_PROBLEM TO SOLVE_
Scan the material for the word "this", and copy each line where it shows up.

[Extracted records]
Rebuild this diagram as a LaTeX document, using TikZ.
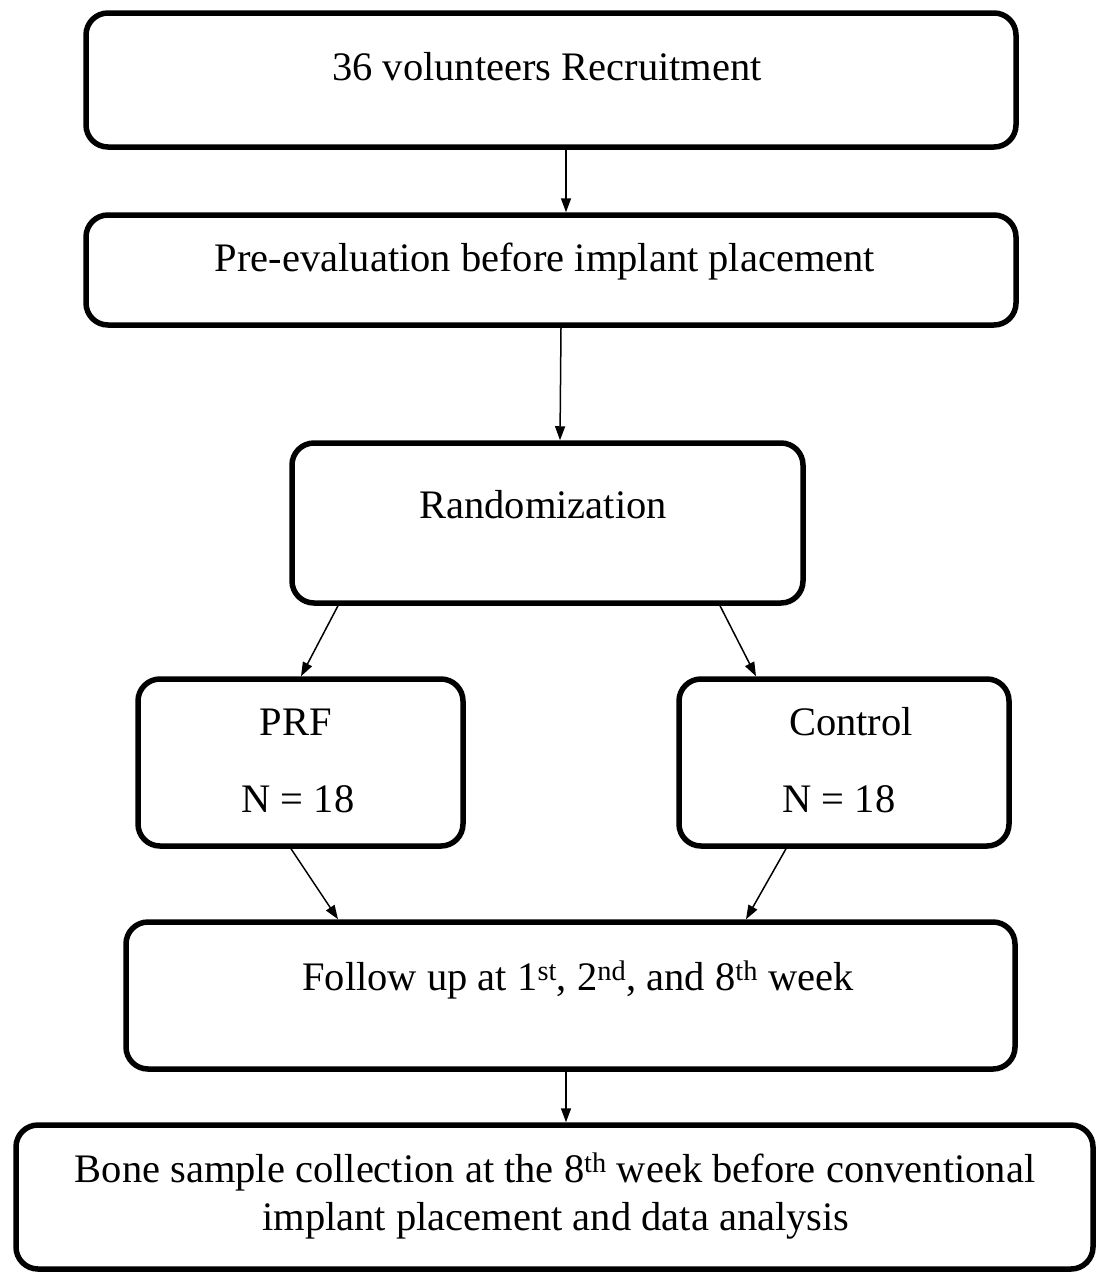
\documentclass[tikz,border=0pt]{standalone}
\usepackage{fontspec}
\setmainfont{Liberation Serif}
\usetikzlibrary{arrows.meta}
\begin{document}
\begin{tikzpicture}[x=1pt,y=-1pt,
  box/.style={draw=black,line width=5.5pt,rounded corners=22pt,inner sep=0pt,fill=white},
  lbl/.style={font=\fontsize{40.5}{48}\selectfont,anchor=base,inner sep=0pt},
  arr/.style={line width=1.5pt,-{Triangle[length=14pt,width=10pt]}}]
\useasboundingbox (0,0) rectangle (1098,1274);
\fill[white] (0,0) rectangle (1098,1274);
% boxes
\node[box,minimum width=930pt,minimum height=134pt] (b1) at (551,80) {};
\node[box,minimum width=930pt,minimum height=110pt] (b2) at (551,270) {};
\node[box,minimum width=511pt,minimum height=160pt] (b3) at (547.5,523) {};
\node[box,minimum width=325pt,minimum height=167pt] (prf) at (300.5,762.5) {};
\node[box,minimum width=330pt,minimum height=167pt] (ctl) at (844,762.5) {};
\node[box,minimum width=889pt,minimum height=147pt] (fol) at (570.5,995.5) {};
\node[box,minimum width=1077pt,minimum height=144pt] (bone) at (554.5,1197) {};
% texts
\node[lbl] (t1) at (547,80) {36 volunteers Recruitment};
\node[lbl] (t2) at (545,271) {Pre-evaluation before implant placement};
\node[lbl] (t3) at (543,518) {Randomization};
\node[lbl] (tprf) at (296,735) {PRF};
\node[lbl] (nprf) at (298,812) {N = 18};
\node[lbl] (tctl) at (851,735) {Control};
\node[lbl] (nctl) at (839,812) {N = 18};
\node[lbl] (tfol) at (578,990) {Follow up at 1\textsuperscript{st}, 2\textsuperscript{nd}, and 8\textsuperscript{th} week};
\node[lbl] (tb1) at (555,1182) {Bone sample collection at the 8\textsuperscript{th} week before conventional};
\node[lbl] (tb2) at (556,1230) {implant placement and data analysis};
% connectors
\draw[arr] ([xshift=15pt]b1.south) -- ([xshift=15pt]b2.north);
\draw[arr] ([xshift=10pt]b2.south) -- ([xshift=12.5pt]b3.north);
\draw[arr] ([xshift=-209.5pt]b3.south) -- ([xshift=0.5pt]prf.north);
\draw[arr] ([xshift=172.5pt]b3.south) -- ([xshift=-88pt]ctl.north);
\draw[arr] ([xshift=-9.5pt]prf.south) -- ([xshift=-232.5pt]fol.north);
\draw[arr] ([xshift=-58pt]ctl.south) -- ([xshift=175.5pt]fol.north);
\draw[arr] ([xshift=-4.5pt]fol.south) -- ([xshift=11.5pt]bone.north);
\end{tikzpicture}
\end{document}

==

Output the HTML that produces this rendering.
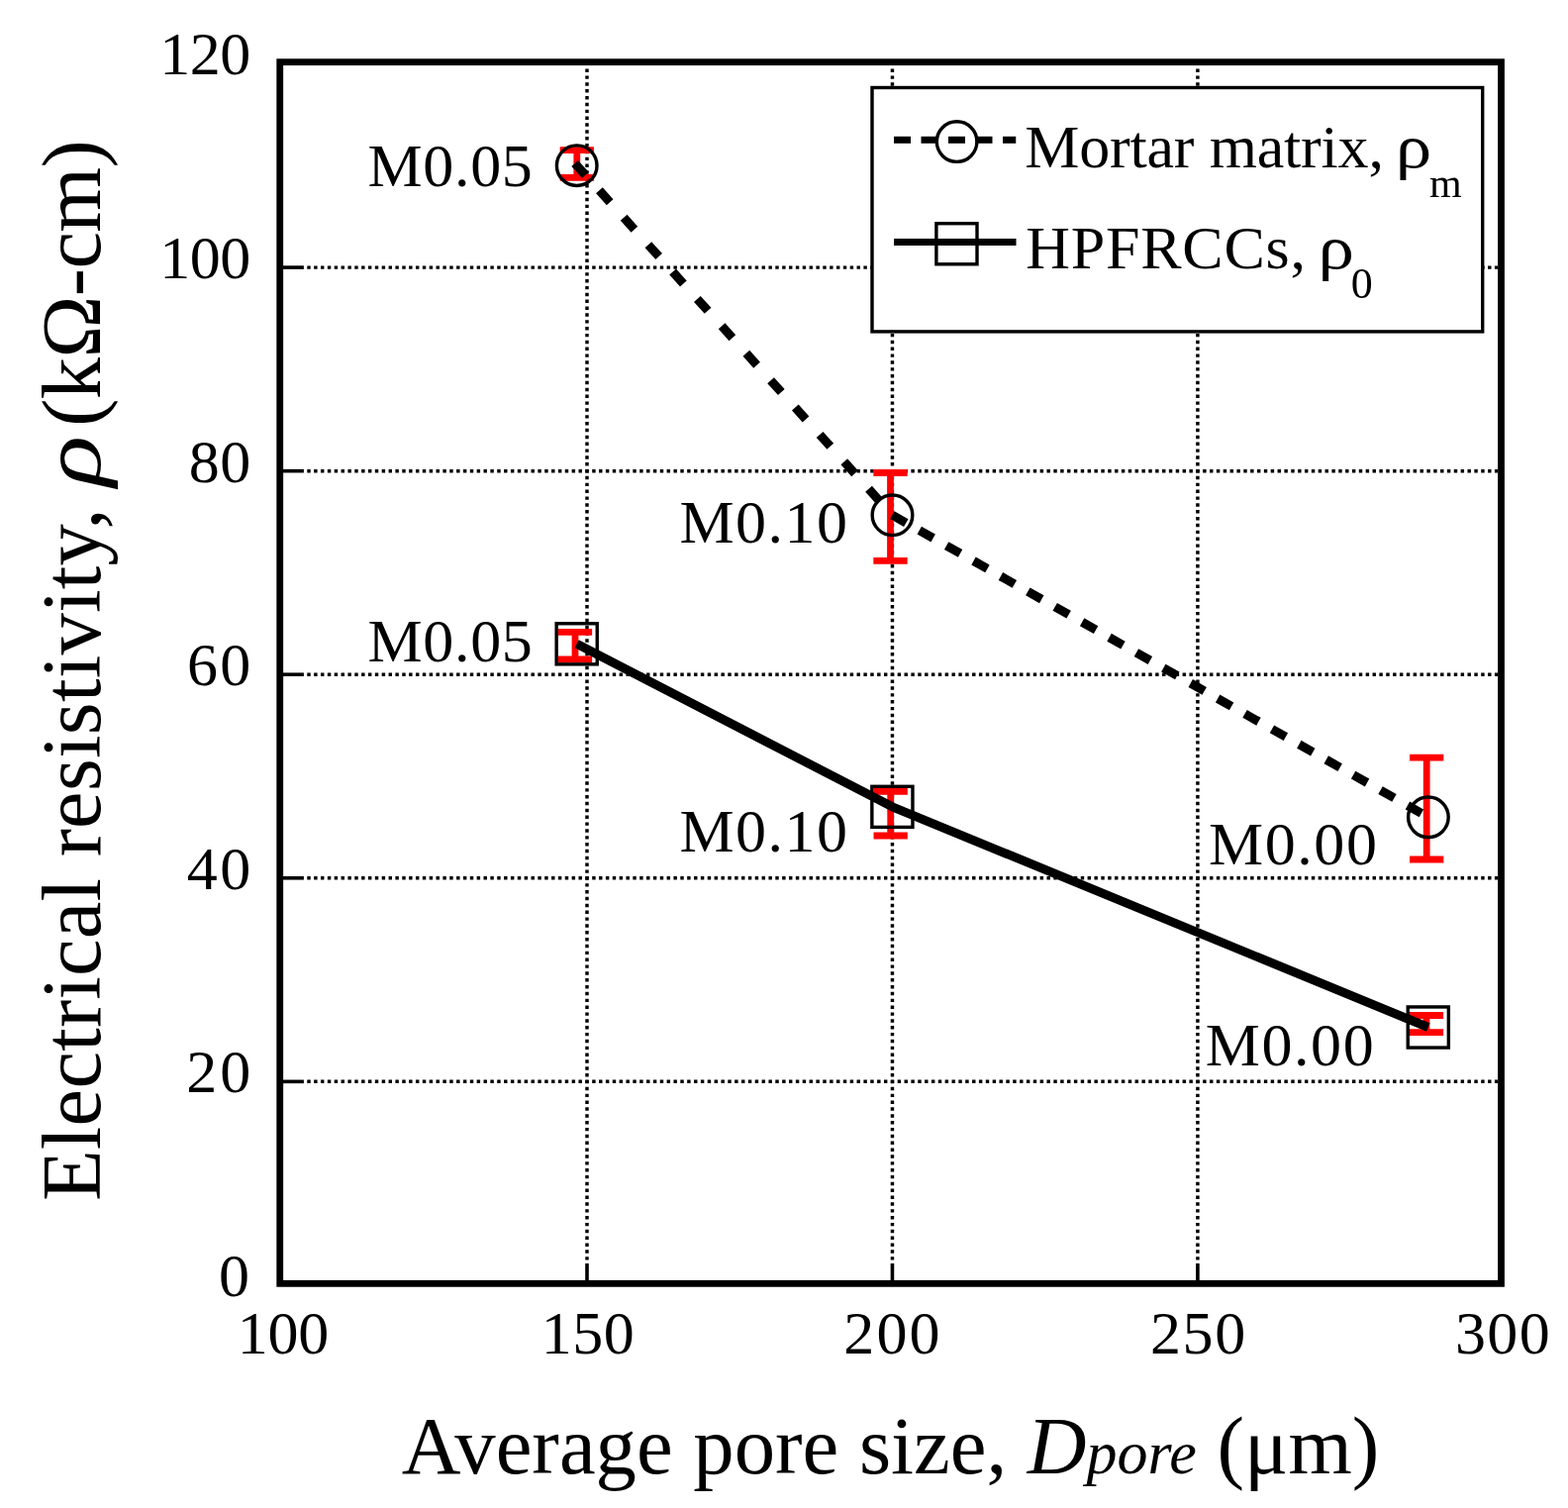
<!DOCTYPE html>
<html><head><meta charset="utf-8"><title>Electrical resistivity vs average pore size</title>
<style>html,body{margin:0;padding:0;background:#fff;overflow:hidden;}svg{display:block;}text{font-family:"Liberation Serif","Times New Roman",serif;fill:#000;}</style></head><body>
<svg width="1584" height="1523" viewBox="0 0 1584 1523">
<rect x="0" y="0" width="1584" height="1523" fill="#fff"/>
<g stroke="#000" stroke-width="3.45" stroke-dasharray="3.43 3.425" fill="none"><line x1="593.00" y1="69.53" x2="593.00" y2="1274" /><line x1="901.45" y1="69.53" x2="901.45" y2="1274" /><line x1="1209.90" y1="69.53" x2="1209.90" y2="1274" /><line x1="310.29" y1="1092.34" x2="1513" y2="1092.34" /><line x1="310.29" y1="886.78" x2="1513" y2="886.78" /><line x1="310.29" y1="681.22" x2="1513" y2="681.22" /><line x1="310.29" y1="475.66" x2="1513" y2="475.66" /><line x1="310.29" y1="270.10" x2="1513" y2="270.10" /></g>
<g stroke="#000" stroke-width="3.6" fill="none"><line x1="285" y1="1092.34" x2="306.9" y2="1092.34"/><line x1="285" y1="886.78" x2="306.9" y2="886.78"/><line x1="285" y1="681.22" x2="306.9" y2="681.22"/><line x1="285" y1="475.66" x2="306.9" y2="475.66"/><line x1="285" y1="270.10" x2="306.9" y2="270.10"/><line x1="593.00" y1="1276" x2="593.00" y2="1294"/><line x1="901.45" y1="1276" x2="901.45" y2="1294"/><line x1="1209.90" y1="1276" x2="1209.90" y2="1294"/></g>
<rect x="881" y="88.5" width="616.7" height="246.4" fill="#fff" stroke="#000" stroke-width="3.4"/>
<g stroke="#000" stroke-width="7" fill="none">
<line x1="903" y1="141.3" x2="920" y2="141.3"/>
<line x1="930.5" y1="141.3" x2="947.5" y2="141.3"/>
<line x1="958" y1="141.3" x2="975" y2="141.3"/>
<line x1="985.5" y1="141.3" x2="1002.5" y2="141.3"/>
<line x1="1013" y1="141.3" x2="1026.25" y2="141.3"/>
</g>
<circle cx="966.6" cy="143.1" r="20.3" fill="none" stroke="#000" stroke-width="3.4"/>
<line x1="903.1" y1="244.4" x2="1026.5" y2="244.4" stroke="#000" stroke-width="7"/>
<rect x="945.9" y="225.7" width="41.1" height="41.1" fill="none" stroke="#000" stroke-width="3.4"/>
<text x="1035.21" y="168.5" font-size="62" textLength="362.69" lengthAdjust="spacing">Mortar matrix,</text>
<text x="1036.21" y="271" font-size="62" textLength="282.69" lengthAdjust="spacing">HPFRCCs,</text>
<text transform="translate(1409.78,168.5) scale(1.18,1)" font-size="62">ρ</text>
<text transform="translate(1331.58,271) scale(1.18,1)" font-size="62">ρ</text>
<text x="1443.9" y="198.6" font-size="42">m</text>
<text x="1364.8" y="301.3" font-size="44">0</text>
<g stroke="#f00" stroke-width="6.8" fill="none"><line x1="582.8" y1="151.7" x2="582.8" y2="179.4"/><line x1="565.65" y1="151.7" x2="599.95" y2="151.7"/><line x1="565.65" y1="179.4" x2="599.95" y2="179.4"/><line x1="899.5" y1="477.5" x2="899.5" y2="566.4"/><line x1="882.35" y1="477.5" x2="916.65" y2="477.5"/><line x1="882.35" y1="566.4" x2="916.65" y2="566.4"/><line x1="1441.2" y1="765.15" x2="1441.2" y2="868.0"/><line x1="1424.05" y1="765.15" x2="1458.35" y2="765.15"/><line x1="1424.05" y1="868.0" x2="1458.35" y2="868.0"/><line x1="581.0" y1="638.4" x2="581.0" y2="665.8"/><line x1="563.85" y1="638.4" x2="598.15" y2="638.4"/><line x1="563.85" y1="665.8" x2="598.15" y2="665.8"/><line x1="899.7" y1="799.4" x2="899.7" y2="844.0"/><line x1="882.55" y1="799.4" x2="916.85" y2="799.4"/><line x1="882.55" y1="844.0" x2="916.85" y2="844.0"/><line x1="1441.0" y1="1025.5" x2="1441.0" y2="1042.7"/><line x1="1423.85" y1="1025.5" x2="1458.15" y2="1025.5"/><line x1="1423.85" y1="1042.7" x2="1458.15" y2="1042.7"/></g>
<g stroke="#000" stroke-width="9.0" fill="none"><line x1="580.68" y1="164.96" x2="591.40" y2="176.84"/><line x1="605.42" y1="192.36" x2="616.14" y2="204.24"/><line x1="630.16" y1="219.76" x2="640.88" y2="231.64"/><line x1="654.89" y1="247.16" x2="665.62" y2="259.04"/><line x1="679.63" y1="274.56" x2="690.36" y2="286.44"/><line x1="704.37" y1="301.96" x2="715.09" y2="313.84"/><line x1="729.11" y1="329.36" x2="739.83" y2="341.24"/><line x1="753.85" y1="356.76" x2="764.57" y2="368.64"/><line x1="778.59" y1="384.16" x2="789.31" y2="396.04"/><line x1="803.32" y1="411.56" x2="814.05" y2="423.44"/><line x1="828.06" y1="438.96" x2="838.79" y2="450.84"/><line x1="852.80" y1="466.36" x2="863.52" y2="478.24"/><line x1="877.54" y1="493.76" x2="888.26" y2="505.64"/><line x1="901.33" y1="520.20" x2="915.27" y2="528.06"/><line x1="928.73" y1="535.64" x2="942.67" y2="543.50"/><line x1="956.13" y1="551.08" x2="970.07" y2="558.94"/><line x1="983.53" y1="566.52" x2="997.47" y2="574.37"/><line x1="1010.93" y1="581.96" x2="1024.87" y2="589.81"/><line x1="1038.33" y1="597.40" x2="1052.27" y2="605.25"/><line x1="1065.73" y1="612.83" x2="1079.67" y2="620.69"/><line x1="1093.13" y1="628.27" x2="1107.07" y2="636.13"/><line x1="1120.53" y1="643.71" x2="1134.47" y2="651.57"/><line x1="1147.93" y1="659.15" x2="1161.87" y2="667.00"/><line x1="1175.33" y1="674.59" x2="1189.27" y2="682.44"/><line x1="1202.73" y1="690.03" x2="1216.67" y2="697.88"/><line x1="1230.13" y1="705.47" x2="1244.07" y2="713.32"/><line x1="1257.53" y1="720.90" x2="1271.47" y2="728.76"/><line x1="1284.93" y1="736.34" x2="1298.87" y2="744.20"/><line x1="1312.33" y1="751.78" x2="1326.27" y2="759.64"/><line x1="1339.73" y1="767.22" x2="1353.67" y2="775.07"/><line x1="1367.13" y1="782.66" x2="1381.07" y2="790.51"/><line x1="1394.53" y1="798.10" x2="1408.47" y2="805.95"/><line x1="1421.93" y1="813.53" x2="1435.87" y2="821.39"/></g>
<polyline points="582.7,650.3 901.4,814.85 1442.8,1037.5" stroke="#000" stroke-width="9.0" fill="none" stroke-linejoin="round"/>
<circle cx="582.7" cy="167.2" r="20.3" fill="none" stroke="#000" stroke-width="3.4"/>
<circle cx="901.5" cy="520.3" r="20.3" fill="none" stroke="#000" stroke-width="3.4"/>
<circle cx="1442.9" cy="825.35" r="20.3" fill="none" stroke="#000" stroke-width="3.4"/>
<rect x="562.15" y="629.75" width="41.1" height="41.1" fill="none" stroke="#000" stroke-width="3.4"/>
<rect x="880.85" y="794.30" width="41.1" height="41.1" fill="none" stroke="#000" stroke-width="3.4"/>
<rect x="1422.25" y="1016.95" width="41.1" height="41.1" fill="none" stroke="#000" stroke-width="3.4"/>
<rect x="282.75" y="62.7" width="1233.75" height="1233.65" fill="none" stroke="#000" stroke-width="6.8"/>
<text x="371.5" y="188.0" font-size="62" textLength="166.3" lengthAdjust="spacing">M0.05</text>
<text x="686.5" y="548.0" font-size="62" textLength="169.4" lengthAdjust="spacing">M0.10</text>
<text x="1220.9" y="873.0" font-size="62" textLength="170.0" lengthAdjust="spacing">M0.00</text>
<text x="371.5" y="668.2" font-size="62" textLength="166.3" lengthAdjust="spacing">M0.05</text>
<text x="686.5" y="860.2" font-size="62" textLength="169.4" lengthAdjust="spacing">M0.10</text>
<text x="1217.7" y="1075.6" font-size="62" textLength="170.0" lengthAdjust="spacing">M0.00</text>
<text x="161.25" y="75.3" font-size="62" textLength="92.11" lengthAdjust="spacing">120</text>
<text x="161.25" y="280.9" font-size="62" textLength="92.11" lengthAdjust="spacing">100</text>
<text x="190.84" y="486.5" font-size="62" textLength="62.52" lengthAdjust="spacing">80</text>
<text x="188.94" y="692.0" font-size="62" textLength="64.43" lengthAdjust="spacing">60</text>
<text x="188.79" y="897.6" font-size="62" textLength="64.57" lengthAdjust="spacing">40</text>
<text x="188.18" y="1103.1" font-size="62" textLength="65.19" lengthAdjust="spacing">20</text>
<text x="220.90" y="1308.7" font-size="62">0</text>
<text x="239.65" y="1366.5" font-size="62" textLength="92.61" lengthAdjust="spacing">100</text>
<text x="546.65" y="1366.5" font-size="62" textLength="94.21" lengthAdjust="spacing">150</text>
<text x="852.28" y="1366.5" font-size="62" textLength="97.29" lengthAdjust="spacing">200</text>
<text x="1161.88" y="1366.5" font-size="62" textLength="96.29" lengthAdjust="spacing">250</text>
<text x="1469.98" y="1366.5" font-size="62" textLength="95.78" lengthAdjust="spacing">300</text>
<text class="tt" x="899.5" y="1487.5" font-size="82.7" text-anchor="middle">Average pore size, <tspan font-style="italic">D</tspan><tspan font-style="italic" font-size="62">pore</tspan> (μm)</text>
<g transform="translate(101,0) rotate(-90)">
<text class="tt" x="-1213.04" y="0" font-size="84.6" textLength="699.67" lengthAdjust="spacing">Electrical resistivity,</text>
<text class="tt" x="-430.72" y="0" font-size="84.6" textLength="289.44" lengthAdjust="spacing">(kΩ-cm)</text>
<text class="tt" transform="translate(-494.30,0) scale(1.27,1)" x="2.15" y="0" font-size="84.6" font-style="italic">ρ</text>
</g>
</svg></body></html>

_CORRECT ANSWER_
Rebuild this diagram as a LaTeX document, using TikZ.
Output the HTML that produces this rendering.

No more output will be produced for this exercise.